# The AYHA/HYHSWAE Fitness Test



## joelmacdad (Jul 26, 2010)

Morning Gentlemen!

Quick background...married 20 years, I'm 41 she's 37. We are both each others first sexual partner. Saturday night after an incredible sheet tangling connection there was great positive emotion in the air. But my wife still managed to say/ask "I want to be the best for you, have you had sex with anyone else, ever?" <HYHSWAE>

Also, sometimes things just get in the way and we can go a couple of weeks or more w/o connecting, which sometimes results in the "Are you having an affair?" question from her. <AYHA>

Since the questions usually come w/o any real heated battle going on, I label them as light style fitness tests instead of the really bad $hit test coming from other angles.
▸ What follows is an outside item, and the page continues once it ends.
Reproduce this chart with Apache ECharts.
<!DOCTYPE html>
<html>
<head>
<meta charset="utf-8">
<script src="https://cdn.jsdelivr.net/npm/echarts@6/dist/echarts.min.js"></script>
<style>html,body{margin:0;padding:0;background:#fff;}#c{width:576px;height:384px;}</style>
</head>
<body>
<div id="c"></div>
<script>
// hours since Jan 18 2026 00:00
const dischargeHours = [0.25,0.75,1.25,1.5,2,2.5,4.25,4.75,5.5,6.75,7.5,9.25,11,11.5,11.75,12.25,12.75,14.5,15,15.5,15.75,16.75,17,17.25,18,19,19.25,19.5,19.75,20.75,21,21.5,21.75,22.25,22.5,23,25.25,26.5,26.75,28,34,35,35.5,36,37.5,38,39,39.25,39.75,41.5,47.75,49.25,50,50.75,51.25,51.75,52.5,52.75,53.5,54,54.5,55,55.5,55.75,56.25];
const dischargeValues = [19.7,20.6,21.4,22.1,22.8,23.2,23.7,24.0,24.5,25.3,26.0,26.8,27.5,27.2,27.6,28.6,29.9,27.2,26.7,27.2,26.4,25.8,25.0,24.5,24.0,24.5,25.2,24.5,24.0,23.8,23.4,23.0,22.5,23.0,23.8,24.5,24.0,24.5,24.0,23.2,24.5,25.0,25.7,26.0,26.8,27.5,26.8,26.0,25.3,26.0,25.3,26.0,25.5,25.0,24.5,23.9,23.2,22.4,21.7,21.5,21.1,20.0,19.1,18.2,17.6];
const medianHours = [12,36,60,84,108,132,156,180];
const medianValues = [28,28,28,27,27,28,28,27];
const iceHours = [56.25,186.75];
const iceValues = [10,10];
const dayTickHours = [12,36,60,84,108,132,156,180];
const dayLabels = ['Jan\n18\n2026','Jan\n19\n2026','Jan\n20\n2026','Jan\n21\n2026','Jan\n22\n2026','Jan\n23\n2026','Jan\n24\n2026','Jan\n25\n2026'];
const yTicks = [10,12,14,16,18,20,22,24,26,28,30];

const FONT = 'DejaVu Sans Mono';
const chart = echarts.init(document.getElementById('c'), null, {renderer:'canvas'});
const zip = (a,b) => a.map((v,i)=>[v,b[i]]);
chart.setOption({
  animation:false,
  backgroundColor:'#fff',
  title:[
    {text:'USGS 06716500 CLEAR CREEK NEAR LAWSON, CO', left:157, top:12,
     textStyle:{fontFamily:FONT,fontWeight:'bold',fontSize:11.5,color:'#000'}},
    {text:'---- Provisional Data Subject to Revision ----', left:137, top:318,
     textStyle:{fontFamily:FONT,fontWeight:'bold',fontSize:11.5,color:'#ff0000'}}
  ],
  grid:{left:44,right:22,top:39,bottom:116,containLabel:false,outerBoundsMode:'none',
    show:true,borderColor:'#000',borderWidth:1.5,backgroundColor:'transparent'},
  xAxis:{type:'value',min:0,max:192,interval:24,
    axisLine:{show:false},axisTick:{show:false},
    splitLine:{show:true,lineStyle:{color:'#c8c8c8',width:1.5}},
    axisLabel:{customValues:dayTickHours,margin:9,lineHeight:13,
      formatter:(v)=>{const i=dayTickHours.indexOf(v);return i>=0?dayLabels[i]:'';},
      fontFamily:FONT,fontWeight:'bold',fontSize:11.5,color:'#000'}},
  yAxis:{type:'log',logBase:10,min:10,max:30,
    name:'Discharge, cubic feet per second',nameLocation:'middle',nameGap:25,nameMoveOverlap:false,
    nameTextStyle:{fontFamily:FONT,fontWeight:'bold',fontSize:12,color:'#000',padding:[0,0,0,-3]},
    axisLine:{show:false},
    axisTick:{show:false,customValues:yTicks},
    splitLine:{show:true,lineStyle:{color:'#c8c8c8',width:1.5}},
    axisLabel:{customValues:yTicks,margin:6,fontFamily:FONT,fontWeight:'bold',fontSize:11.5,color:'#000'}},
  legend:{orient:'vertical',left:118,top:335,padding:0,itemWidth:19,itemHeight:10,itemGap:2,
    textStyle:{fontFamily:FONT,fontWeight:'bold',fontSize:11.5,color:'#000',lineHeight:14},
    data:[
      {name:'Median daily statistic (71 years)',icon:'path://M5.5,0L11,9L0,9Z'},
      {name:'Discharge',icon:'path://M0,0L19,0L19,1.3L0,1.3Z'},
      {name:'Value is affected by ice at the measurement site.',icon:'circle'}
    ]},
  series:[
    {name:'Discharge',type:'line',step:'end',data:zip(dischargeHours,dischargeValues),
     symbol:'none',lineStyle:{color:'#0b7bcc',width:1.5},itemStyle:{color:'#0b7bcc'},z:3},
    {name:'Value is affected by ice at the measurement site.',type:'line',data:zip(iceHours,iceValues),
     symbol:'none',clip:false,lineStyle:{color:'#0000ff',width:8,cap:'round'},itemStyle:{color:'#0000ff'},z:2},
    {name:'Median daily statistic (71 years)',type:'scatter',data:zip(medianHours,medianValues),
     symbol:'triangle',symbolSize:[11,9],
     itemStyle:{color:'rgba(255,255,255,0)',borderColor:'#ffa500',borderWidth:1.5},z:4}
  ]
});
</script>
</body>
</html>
I need some humorous answers for these questions and I keep coming up stumped. What are some good humor based responses you can think of?


----------



## Kobo (May 13, 2010)

<HYHSWAE>:

Yeah, there was this girl when I was younger, <describe her younger self> but she doesn't hold a candle to you.


----------



## CarolinaGirl (Feb 13, 2011)

Love that one!
_Posted via Mobile Device_


----------



## Mistys dad (Dec 2, 2011)

Have you had sex with anyone else?

"No, would you like me too?"
"No, I don't think so, but does my hand count?"
"Of course not, you think I'd be this awful if I had practiced before you?
"No, but I'm considering it, you should probably keep me worn out for the next few weeks." 
"No, but maybe you could buy a wig and speak with a Russian accent and we'll pretend we're spies"
"No, but I had a dog that would do anything for a taste of peanut butter" (for the most ridiculous)

Are you having an affair?

"Yes, I'm afraid I am. She beautiful and sexy she looks (describe your wife exactly). But I haven't been getting enough lovin' from her. If you see her tell her I'm horny"
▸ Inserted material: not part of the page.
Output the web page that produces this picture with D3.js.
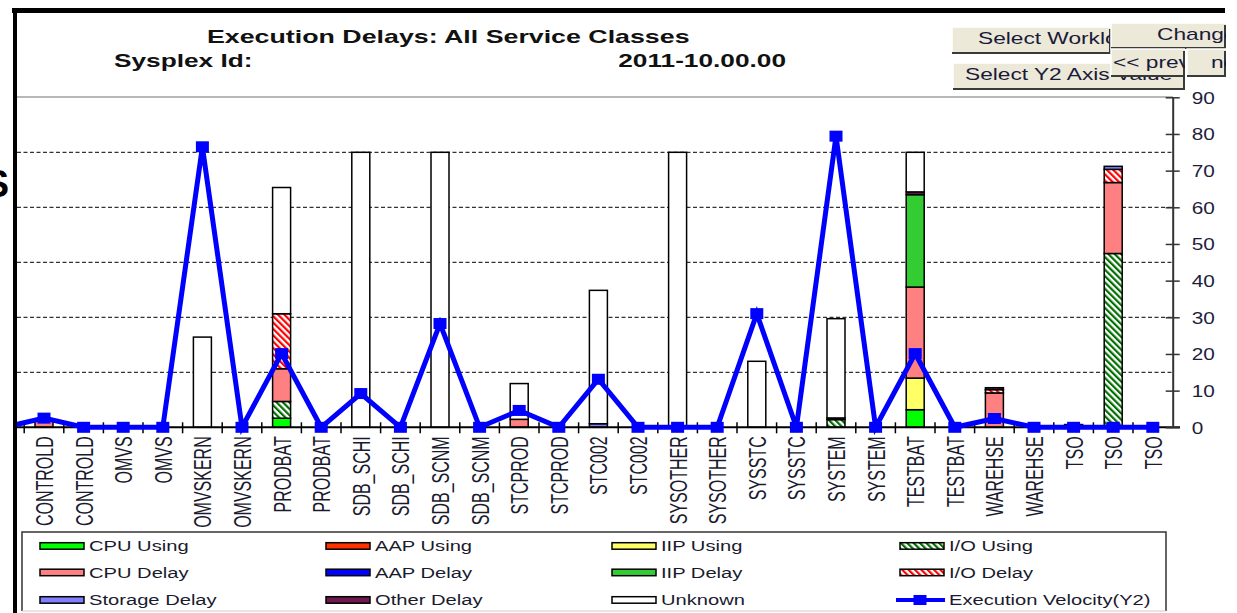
<!DOCTYPE html>
<html><head><meta charset="utf-8">
<script src="https://cdn.jsdelivr.net/npm/d3@7/dist/d3.min.js"></script>
<style>
html,body{margin:0;padding:0;background:#fff;overflow:hidden}
svg{display:block;font-family:"Liberation Sans",Arial,Helvetica,sans-serif}
</style>
</head><body>
<svg id="c" width="1237" height="613"></svg>
<script>
// ---------------- data ----------------
const categories = ["CONTROLD","CONTROLD","OMVS","OMVS","OMVSKERN","OMVSKERN","PRODBAT","PRODBAT",
  "SDB_SCHI","SDB_SCHI","SDB_SCNM","SDB_SCNM","STCPROD","STCPROD","STC002","STC002",
  "SYSOTHER","SYSOTHER","SYSSTC","SYSSTC","SYSTEM","SYSTEM","TESTBAT","TESTBAT",
  "WAREHSE","WAREHSE","TSO","TSO","TSO"];
// stacked delay series (% of samples, primary axis 0-120, hidden)
const cpuUsing     = [0,0,0,0,0,0,3.3,0,0,0,0,0,0,0,0,0,0,0,0,0,0,0,6.4,0,0,0,0,0,0];
const aapUsing     = [0,0,0,0,0,0,0,0,0,0,0,0,0,0,0,0,0,0,0,0,0,0,0,0,0,0,0,0,0];
const iipUsing     = [0,0,0,0,0,0,0,0,0,0,0,0,0,0,0,0,0,0,0,0,0,0,11.5,0,0,0,0,0,0];
const ioUsing      = [0,0,0,0,0,0,6.1,0,0,0,0,0,0,0,0,0,0,0,0,0,2.8,0,0,0,0,0,0,63.2,0];
const cpuDelay     = [2.5,0,0,0,0,0,11.9,0,0,0,0,0,2.9,0,0,0,0,0,0,0,0,0,33.1,0,12.5,0,0,25.8,0];
const aapDelay     = [0,0,0,0,0,0,0,0,0,0,0,0,0,0,0,0,0,0,0,0,0,0,0,0,0,0,0,0,0];
const iipDelay     = [0,0,0,0,0,0,0,0,0,0,0,0,0,0,0,0,0,0,0,0,0,0,33.6,0,0,0,0,0,0];
const ioDelay      = [0,0,0,0,0,0,20.0,0,0,0,0,0,0,0,0,0,0,0,0,0,0,0,0,0,1.2,0,0,4.8,0];
const storageDelay = [0,0,0,0,0,0,0,0,0,0,0,0,0,0,1.3,0,0,0,0,0,0,0,0,0,0,0,0,1.1,0];
const otherDelay   = [0,0,0,0,0,0,0,0,0,0,0,0,0,0,0,0,0,0,0,0,0.6,0,1.0,0,0.7,0,0,0,0];
const unknown      = [0,0,0,0,32.8,0,45.9,0,100,0,100,0,13.0,0,48.5,0,100,0,24.0,0,36.1,0,14.4,0,0,0,1.0,0,0];
// execution velocity (Y2 axis)
const velocity     = [2.5,0,0,0,76.5,0,20.1,0,9.2,0,28.3,0,4.6,0,13.1,0,0,0,31,0,79.4,0,20.1,0,2.4,0,0,0,0];
const prevVelocity = 0; // point just before the visible window (scrolled off)

const seriesNames = ["CPU Using","AAP Using","IIP Using","I/O Using","CPU Delay","AAP Delay",
  "IIP Delay","I/O Delay","Storage Delay","Other Delay","Unknown"];
const velocityName = "Execution Velocity(Y2)";
const y2Ticks = [0,10,20,30,40,50,60,70,80,90];
const gridTicks = [20,40,60,80,100];
const titleText = "Execution Delays: All Service Classes";
const sysplexLabel = "Sysplex Id:";
const dateText = "2011-10.00.00";
const buttonLabels = ["Select Workload","Change Time","Select Y2 Axis Value","<< previous","next >>"];

// ---------------- styles ----------------
const fills = ["#00ff00","#ff3300","#ffff66","url(#hatchG)","#ff8080","#0000ff",
  "#33cc33","url(#hatchR)","#8080ff","#701850","#ffffff"];
const blue = "#0000ff";

const svg = d3.select("#c");
const defs = svg.append("defs");
function hatch(id, color){
  const p = defs.append("pattern").attr("id",id).attr("patternUnits","userSpaceOnUse")
    .attr("width",4.5).attr("height",4.5).attr("patternTransform","rotate(-45)");
  p.append("rect").attr("width",4.5).attr("height",4.5).attr("fill","#fff");
  p.append("rect").attr("width",2.2).attr("height",4.5).attr("fill",color);
}
hatch("hatchG","#006e00");
hatch("hatchR","#ff0000");
defs.append("clipPath").attr("id","plotClip").append("rect")
  .attr("x",17).attr("y",90).attr("width",1156).attr("height",350);

// ---------------- scales ----------------
const yBase = 427.3, yTop = 97.3;
const x = d3.scaleBand().domain(d3.range(categories.length)).range([24.2,1172.6]).padding(0);
const cx = i => x(0) + x.step()*i + x.bandwidth()/2;
const yBar = d3.scaleLinear().domain([0,120]).range([yBase,yTop]);
const y2 = d3.scaleLinear().domain([0,90]).range([yBase,yTop]);

// ---------------- frame ----------------
svg.append("rect").attr("x",12).attr("y",8).attr("width",1213).attr("height",5).attr("fill","#000");
svg.append("rect").attr("x",13).attr("y",8).attr("width",4).attr("height",605).attr("fill","#000");
// cut-off big letter at far left
svg.append("text").attr("x",9).attr("y",197).attr("text-anchor","end")
  .attr("font-size",38).attr("font-weight","bold").attr("fill","#000").text("S");

// titles
function stext(g, str, xx, yy, size, sx, opts={}){
  return g.append("text").attr("transform",`translate(${xx},${yy}) scale(${sx},1)`)
    .attr("font-size",size).attr("font-weight",opts.bold?"bold":"normal")
    .attr("text-anchor",opts.anchor||"start").attr("fill",opts.fill||"#111").text(str);
}
stext(svg, titleText, 207, 42.5, 17.5, 1.53, {bold:true});
stext(svg, sysplexLabel, 114, 66.5, 17.5, 1.5, {bold:true});
defs.append("clipPath").attr("id","dateClip").append("rect").attr("x",619).attr("y",40).attr("width",200).attr("height",40);
stext(svg.append("g").attr("clip-path","url(#dateClip)"), dateText, 786, 66.5, 17.5, 1.5, {bold:true, anchor:"end"});

// plot top line
svg.append("line").attr("x1",17).attr("x2",1173).attr("y1",97).attr("y2",97)
  .attr("stroke","#a0a0a0").attr("stroke-width",1.5);

// gridlines
svg.append("g").selectAll("line").data(gridTicks).join("line")
  .attr("x1",17).attr("x2",1172).attr("y1",d=>yBar(d)).attr("y2",d=>yBar(d))
  .attr("stroke","#333").attr("stroke-width",1.2).attr("stroke-dasharray","4,2.5");

// ---------------- bars ----------------
const seriesValues = [cpuUsing,aapUsing,iipUsing,ioUsing,cpuDelay,aapDelay,iipDelay,ioDelay,storageDelay,otherDelay,unknown];
const rows = categories.map((c,i)=>{ const r={i}; seriesNames.forEach((n,k)=>r[n]=seriesValues[k][i]); return r; });
const stacked = d3.stack().keys(seriesNames)(rows);
const bw = 18;
const barG = svg.append("g");
stacked.forEach((layer,k)=>{
  barG.append("g").selectAll("rect").data(layer.filter(d=>d[1]-d[0]>0)).join("rect")
    .attr("x",d=>cx(d.data.i)-bw/2).attr("width",bw)
    .attr("y",d=>yBar(d[1])).attr("height",d=>yBar(d[0])-yBar(d[1]))
    .attr("fill",fills[k]).attr("stroke","#000").attr("stroke-width",1.5);
});

// ---------------- x axis ----------------
const xAxisG = svg.append("g").attr("transform",`translate(0,${yBase})`)
  .call(d3.axisBottom(x).tickSize(0).tickFormat(i=>categories[i]));
xAxisG.select(".domain").remove();
xAxisG.selectAll("text")
  .attr("transform","translate(0,9) scale(1.55,1) rotate(-90)")
  .attr("x",0).attr("y",0).attr("dy","0.36em")
  .attr("text-anchor","end").attr("font-size",16)
  .attr("font-family","'Liberation Sans',Arial,sans-serif").attr("fill","#1a1a2e");
svg.append("line").attr("x1",17).attr("x2",1180).attr("y1",yBase).attr("y2",yBase)
  .attr("stroke","#000").attr("stroke-width",2);
svg.append("g").selectAll("line").data(d3.range(categories.length)).join("line")
  .attr("x1",i=>x(i)).attr("x2",i=>x(i)).attr("y1",yBase-5).attr("y2",yBase+6)
  .attr("stroke","#000").attr("stroke-width",1.5);

// ---------------- right (Y2) axis ----------------
const y2G = svg.append("g").attr("transform","translate(1172.7,0)")
  .call(d3.axisRight(y2).tickValues(y2Ticks).tickSizeInner(7).tickSizeOuter(0));
y2G.select(".domain").attr("stroke","#333").attr("stroke-width",2);
y2G.selectAll(".tick line").attr("x1",-7).attr("x2",7).attr("stroke","#333").attr("stroke-width",1.5);
y2G.selectAll(".tick text").attr("x",0).attr("dy","0.36em")
  .attr("transform","translate(19,0) scale(1.3,1)")
  .attr("font-size",16).attr("font-family","'Liberation Sans',Arial,sans-serif").attr("fill","#1e1e3c");

// ---------------- velocity line ----------------
const lineData = [{i:-1, v:prevVelocity}].concat(velocity.map((v,i)=>({i,v})));
const lineG = svg.append("g").attr("clip-path","url(#plotClip)");
lineG.append("path").datum(lineData)
  .attr("d", d3.line().x(d=>cx(d.i)).y(d=>y2(d.v)))
  .attr("fill","none").attr("stroke",blue).attr("stroke-width",5).attr("stroke-linejoin","miter");
lineG.selectAll("rect.m").data(lineData.filter(d=>d.i>=0)).join("rect").attr("class","m")
  .attr("x",d=>cx(d.i)-6.5).attr("y",d=>y2(d.v)-5.5).attr("width",13).attr("height",11).attr("fill",blue);

// ---------------- legend ----------------
const lg = svg.append("g");
lg.append("path").attr("d","M22,611 V532 H1166 V611").attr("fill","none").attr("stroke","#333").attr("stroke-width",1.5);
lg.append("line").attr("x1",22).attr("x2",1166).attr("y1",611).attr("y2",611).attr("stroke","#ccc").attr("stroke-width",1);
const colX = [40,326,612,900];
const rowY = [546,572.5,600];
const legendItems = seriesNames.map((n,k)=>({name:n,k})).concat([{name:velocityName,k:-1}]);
legendItems.forEach((it,j)=>{
  const cxl = colX[j%4], cy = rowY[Math.floor(j/4)];
  if(it.k>=0){
    lg.append("rect").attr("x",cxl).attr("y",cy-3.3).attr("width",44).attr("height",6.5)
      .attr("fill",fills[it.k]).attr("stroke","#000").attr("stroke-width",1.5);
  } else {
    lg.append("line").attr("x1",cxl-4).attr("x2",cxl+45).attr("y1",cy).attr("y2",cy)
      .attr("stroke",blue).attr("stroke-width",4);
    lg.append("rect").attr("x",cxl+20-6.5).attr("y",cy-5).attr("width",13).attr("height",10).attr("fill",blue);
  }
  stext(lg, it.name, cxl+49, cy+5.4, 15.5, 1.3, {fill:"#1a1a2e"});
});

// ---------------- buttons ----------------
function button(bx,by,bw_,bh,label,tx,ty,id){
  const g = svg.append("g");
  defs.append("clipPath").attr("id",id).append("rect").attr("x",bx).attr("y",by).attr("width",bw_).attr("height",bh);
  g.append("rect").attr("x",bx).attr("y",by).attr("width",bw_).attr("height",bh).attr("fill","#ece9d8");
  g.append("path").attr("d",`M${bx},${by+bh} V${by} H${bx+bw_}`).attr("fill","none").attr("stroke","#fff").attr("stroke-width",1.5);
  g.append("path").attr("d",`M${bx},${by+bh-1} H${bx+bw_-1} V${by+2}`).attr("fill","none").attr("stroke","#3a3a3a").attr("stroke-width",2);
  stext(g.append("g").attr("clip-path",`url(#${id})`), label, tx, ty, 16, 1.42, {fill:"#1a1a3a"});
}
button(952,27,159,27,buttonLabels[0],978,43.5,"b0");
button(953,63,232,27,buttonLabels[2],965,80,"b2");
button(1111,23,115,26,buttonLabels[1],1157,40,"b1");
button(1111,49,74,28,buttonLabels[3],1113,67.5,"b3");
button(1187,49,39,28,buttonLabels[4],1211,67.5,"b4");
</script>
</body></html>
"No I'm not. Should I be? Show me what I should be doing"

"No, I'm not. Want to fool around?"

"Yes, I am. You see I'm actually an undercover Rock and Roll God, I must satisfy my groupies. Would you like to see how?"

"Not yet. But, I have been having the craziest cravings for some real wild sex. Know anybody that could handle them?

"Yes I am. In fact I'm meeting her tomorrow night at (insert restaurant name)". Then walk to the phone and make reservations for the two of you. Then say "The best thing about her is she always does the sexiest things for me after a nice meal"

"Maybe, want to get a sleazy hotel room for a couple of hours and pretend?"


----------



## Runs like Dog (Feb 25, 2011)

In the real world, the answer is generally 1) yes and 2) no.


----------



## joelmacdad (Jul 26, 2010)

Thanks everyone! Great replies. Thanks MD specifically for a long list. I'm sure some of these will create a perfect playfully aggressive scene for future bedroom events!

My wife and I are in a good place right now. I will capitalize on it.


----------



## okeydokie (Sep 10, 2008)

mistys dad said:


> have you had sex with anyone else?
> 
> "no, would you like me too?"
> "no, i don't think so, but does my hand count?"
> ...


^^playa^^


----------



## Runs like Dog (Feb 25, 2011)

Have you had sex with anyone else?
"Not today." (which is literally true)

Are you having an affair?
"'Having' is such a loaded word. Do you mean 'performing'?


----------



## COguy (Dec 1, 2011)

Mistys dad said:


> Have you had sex with anyone else?
> 
> "No, would you like me too?"
> "No, I don't think so, but does my hand count?"
> ...


Can you come up with that stuff on the spot? That's my biggest problem.

I feel like Costanza some time, "I'm sticking with jerk store!"


----------



## Mistys dad (Dec 2, 2011)

Yea, I have been talking to my wife like that for 25 years.

It doesn't matter if it sounds silly, the more silly, the more the point is made.


----------